I found a great bread recipe online at tammysrecipes.com...her hubby doesn't like how homemade bread gets tough after a day or so, so he developed a recipe with natural dough conditioners that makes AWESOME homemade bread that stays soft. She also uses a bread machine, but since the bread stays soft for so long, she started experimenting with using the bread machine only to mix and rise the dough...and she put in a double batch of dough. She's been doing that weekly for a long time, and her machine is handling it just fine.

 

So, I've started doing the same thing...using my bread machine on the dough cycle with a double batch of ingredients...it raises the lid when it is fully risen :)

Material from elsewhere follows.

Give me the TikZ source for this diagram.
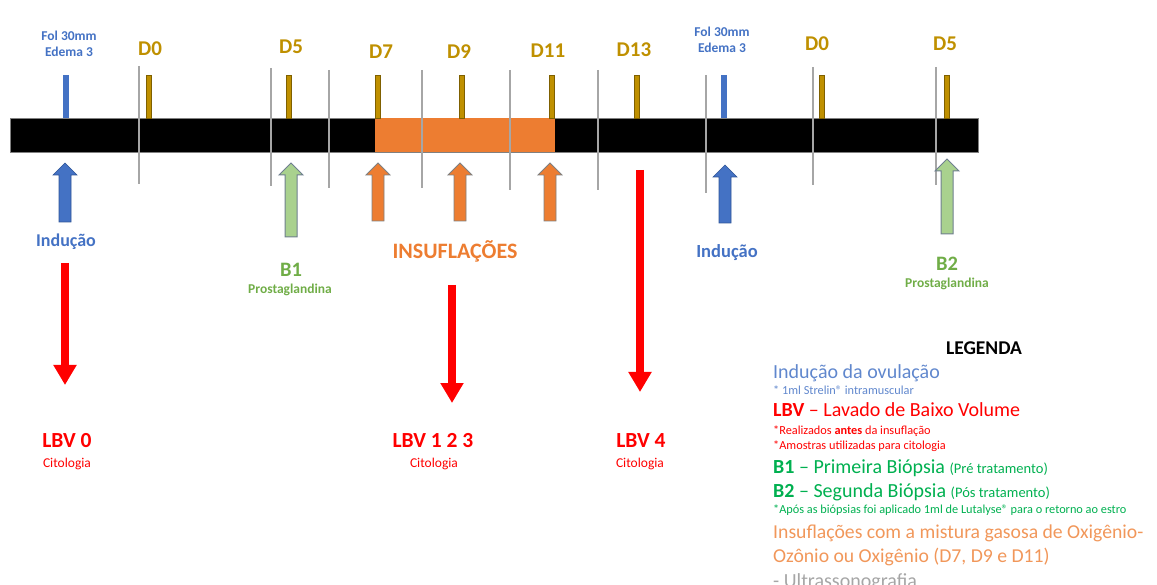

Then I take it out and put it in regular (greased) bread pans, let it rise for 20 min covered with a towel, turn on the oven, and then pop it in 10 minutes later when it's fully risen. I bake it at 350 for about 30 min. I still get the tender, awesome centers (mine isn't doughy at all inside) and now I get normal sized bread that is **perfect** for sandwiches and toast. I let it cool, slice both loaves, and store it in the fridge. We eat it in a week or less. The crust is a little softer once it's cooled and stored in bags. Here is the recipe that I use:

 

Soft Homemade Bread

with Honey Wheat variation

Yields 2 loaves. This bread is soft and sliceable, and is more like the texture of a good store-bought sandwich bread, but it’s made with all natural ingredients. It lasts for up to a week in the fridge. I use the bread maker to do the initial kneading, and then shape, rise and bake the dough. There are a few odd ‘secret ingredients’ that you can find at most health food stores. Once you stock up, they’ll last a long time.

Ingredients:

2 c. warm water (up to 115 degrees)

5 ½ c. unbleached flour

¼ c. sugar –we like raw sugar

2 t. salt

1/3 c. wheat gluten*

1 t. powdered lecithin*

¼ c. ground flax seed (optional, but yummy!)

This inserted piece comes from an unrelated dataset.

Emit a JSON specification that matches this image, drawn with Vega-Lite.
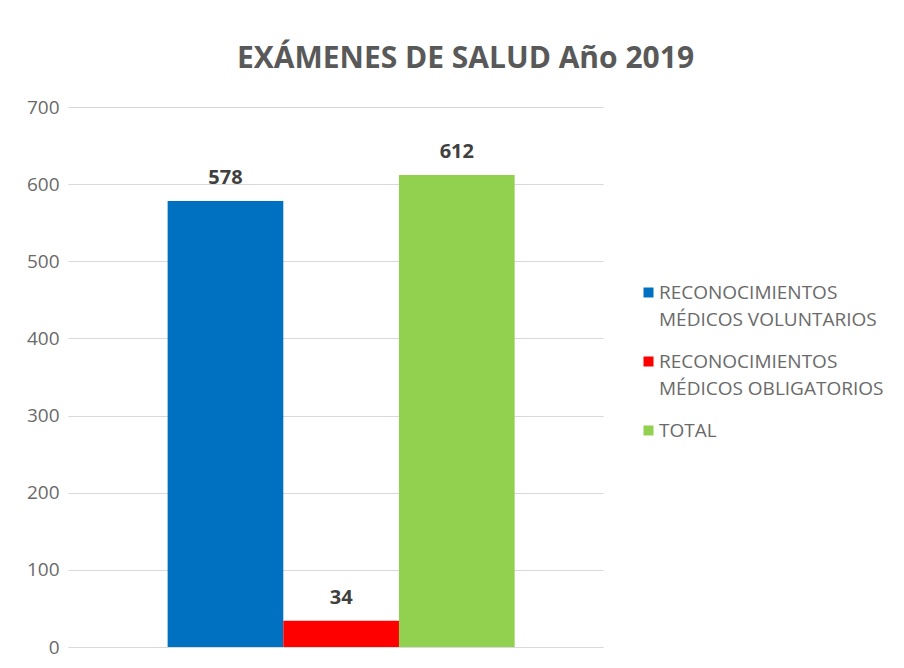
{
  "$schema": "https://vega.github.io/schema/vega-lite/v6.json",
  "width": 535,
  "height": 540,
  "autosize": {"type": "none"},
  "padding": {"left": 68, "top": 107, "right": 301, "bottom": 21},
  "background": "white",
  "title": {
    "text": "EXÁMENES DE SALUD Año 2019",
    "font": "Open Sans",
    "fontSize": 30,
    "fontWeight": "bold",
    "color": "#595959",
    "anchor": "middle",
    "dx": 130,
    "offset": 24
  },
  "data": {
    "values": [
      {"serie": "RECONOCIMIENTOS MÉDICOS VOLUNTARIOS", "valor": 578},
      {"serie": "RECONOCIMIENTOS MÉDICOS OBLIGATORIOS", "valor": 34},
      {"serie": "TOTAL", "valor": 612}
    ]
  },
  "encoding": {
    "x": {
      "field": "serie",
      "type": "nominal",
      "sort": null,
      "axis": null,
      "scale": {"paddingInner": 0, "paddingOuter": 0.8125, "align": 0.53}
    },
    "y": {
      "field": "valor",
      "type": "quantitative",
      "scale": {"domain": [0, 700]},
      "axis": {
        "values": [0, 100, 200, 300, 400, 500, 600, 700],
        "title": null,
        "domain": false,
        "ticks": false,
        "labelPadding": 9,
        "labelFont": "Open Sans",
        "labelFontSize": 19,
        "labelColor": "#6a6a6a",
        "gridColor": "#d9d9d9",
        "gridWidth": 1
      }
    }
  },
  "layer": [
    {
      "mark": {"type": "bar"},
      "encoding": {
        "color": {
          "field": "serie",
          "type": "nominal",
          "sort": null,
          "scale": {
            "domain": ["RECONOCIMIENTOS MÉDICOS VOLUNTARIOS", "RECONOCIMIENTOS MÉDICOS OBLIGATORIOS", "TOTAL"],
            "range": ["#0070C0", "#FF0000", "#92D050"]
          },
          "legend": {
            "title": null,
            "orient": "none",
            "legendX": 571,
            "legendY": 176,
            "symbolType": "square",
            "symbolSize": 100,
            "symbolStrokeWidth": 0,
            "labelFont": "Open Sans",
            "labelFontSize": 19,
            "labelColor": "#6a6a6a",
            "labelLimit": 320,
            "labelOffset": 1,
            "rowPadding": 22,
            "labelExpr": "indexof(datum.label, ' ') > 0 ? [substring(datum.label, 0, indexof(datum.label, ' ')), substring(datum.label, indexof(datum.label, ' ') + 1)] : datum.label"
          }
        }
      }
    },
    {
      "mark": {
        "type": "text",
        "baseline": "alphabetic",
        "dy": -17,
        "font": "Open Sans",
        "fontSize": 20,
        "fontWeight": "bold",
        "color": "#404040"
      },
      "encoding": {
        "text": {"field": "valor", "type": "quantitative"}
      }
    }
  ],
  "config": {
    "view": {"stroke": null},
    "style": {"guide-label": {"lineHeight": 27}}
  }
}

2 T powdered milk (or omit water and use milk)

¼ c. butter (1/2 stick)

1 T. yeast

1/8 t. citric acid (or vitamin C powder)*

1/8 t. powdered ginger*

Honey Wheat Variation:

Follow directions above, but add in ¼ c. honey with the water, and substitute whole wheat flour for all or some of the unbleached flour. I like a light wheat with 3 c. unbleached and 2 ½ c. whole wheat flour.

Directions:

Put the ingredients into your bread machine bowl in order listed. Start on dough setting. I like to watch and poke it a few times with the handle of a spatula to make sure it all gets mixed in. When dough is done, deflate it. Divide in two and shape into 2 loaves.

Cover with a tea towel and let rise in a warm place until doubled. I start pre-heating the oven about 25 minutes after putting them out to rise. Set your oven at 350, and bake for 30 minutes.

When bread is done, place it on a cooling rack and cover with a tea towel until it is cool. You can slice it now, or refrigerate it in a sealed bag or container. It slices easily when cool/cold, and stays soft. We store our bread in the fridge, and it lasts until we eat it all up…which isn’t very long. J

* The secret ingredients that make this bread so soft, light, and keep it fresh:

Gluten: occurs naturally in wheat. We’re adding more, to increase the elasticity and softness of the dough as it rises.

Lecithin: a natural emulsifier, lecithin helps your fats bond to the water for a softer final loaf.

Citric Acid: or vitamin C. Just a pinch or two of added acidity makes a friendlier environment for the yeast to grow.

Powdered Ginger: the kind you find on your spice aisle. This secret ingredient is a yeast-booster.